Wow! What a fabulous interview, Kerry. My head is spinning (characters as “formal elements” … not my style, but I like a challenge). Must find and read these stories.
That was a brilliant interview. Really fascinating to read both your questions and her responses. I have not read her work before, but I will definitely pick it up now, in part because Money by Martin Amis is one of my favorite books. And in part because of this quote, “All I can say is that I am a woman, writing this writing, not a man. Maybe, when we reach a critical mass of women writing like men, we will realize that all this time it has been the men who are writing like women?” Perfect.
I’m with Carrie and Kristin: absolutely fascinating interview. Part of me thinks perhaps I shouldn’t have read it before I do a review of the stories, but another part feels as though I want to use it as a bit of a lifeline, because of all the collections of short stories I’ve read this year, this one is the most challenging regarding my interpretation of them. I know I love them, I admire and really enjoy the writing (both style and story idea), but right now I also feel as though I’m not grasping them as intelligently as I should. I like this. I like that they require thinking on my part. And yet, I think there’s a bit of intention in there that they aren’t all figured out, that they remain somewhat inaccessible. I think this was touched on in your interview. Something about that makes the stories stay alive rather than neatly dying once the pages are turned.

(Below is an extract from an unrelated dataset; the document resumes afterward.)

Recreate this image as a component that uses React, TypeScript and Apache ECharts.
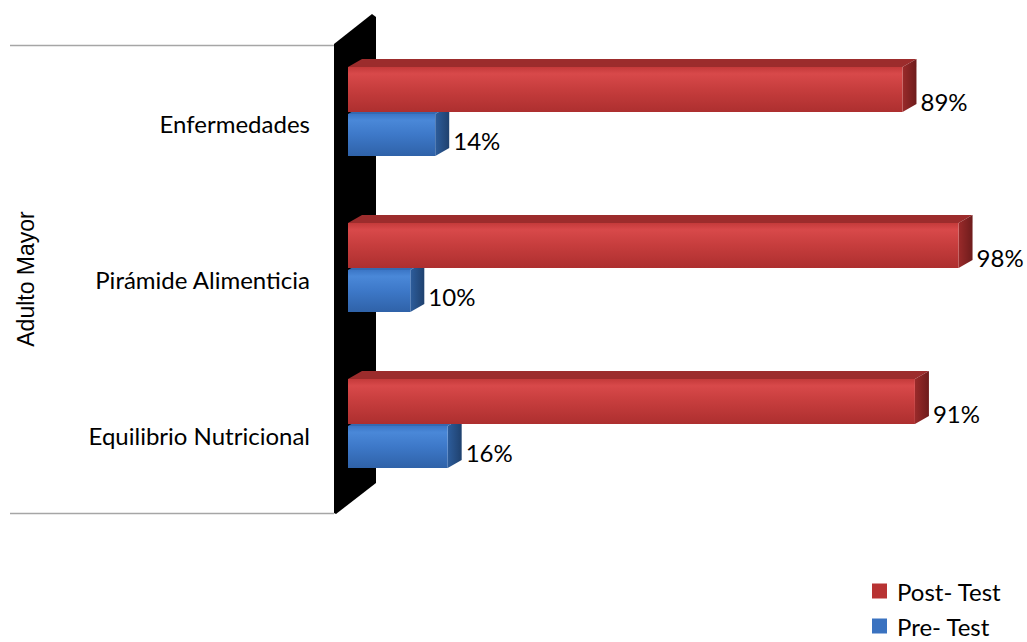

Time for me to read more inexplicable. I’m thinking of Winnie in Happy Days in mud up to her neck. And Sam Beckett. I loved the dazzling way this interview travelled and forced me -yes coerced me to t-h-i-n-k. Will read the book and try to let world enter me— if there’s any kind of snipsnap synaptic fire left in me. Someone ( forgettable) once said –“whatever is experimental will one day become mainstream.” So pay attention to the young and genius.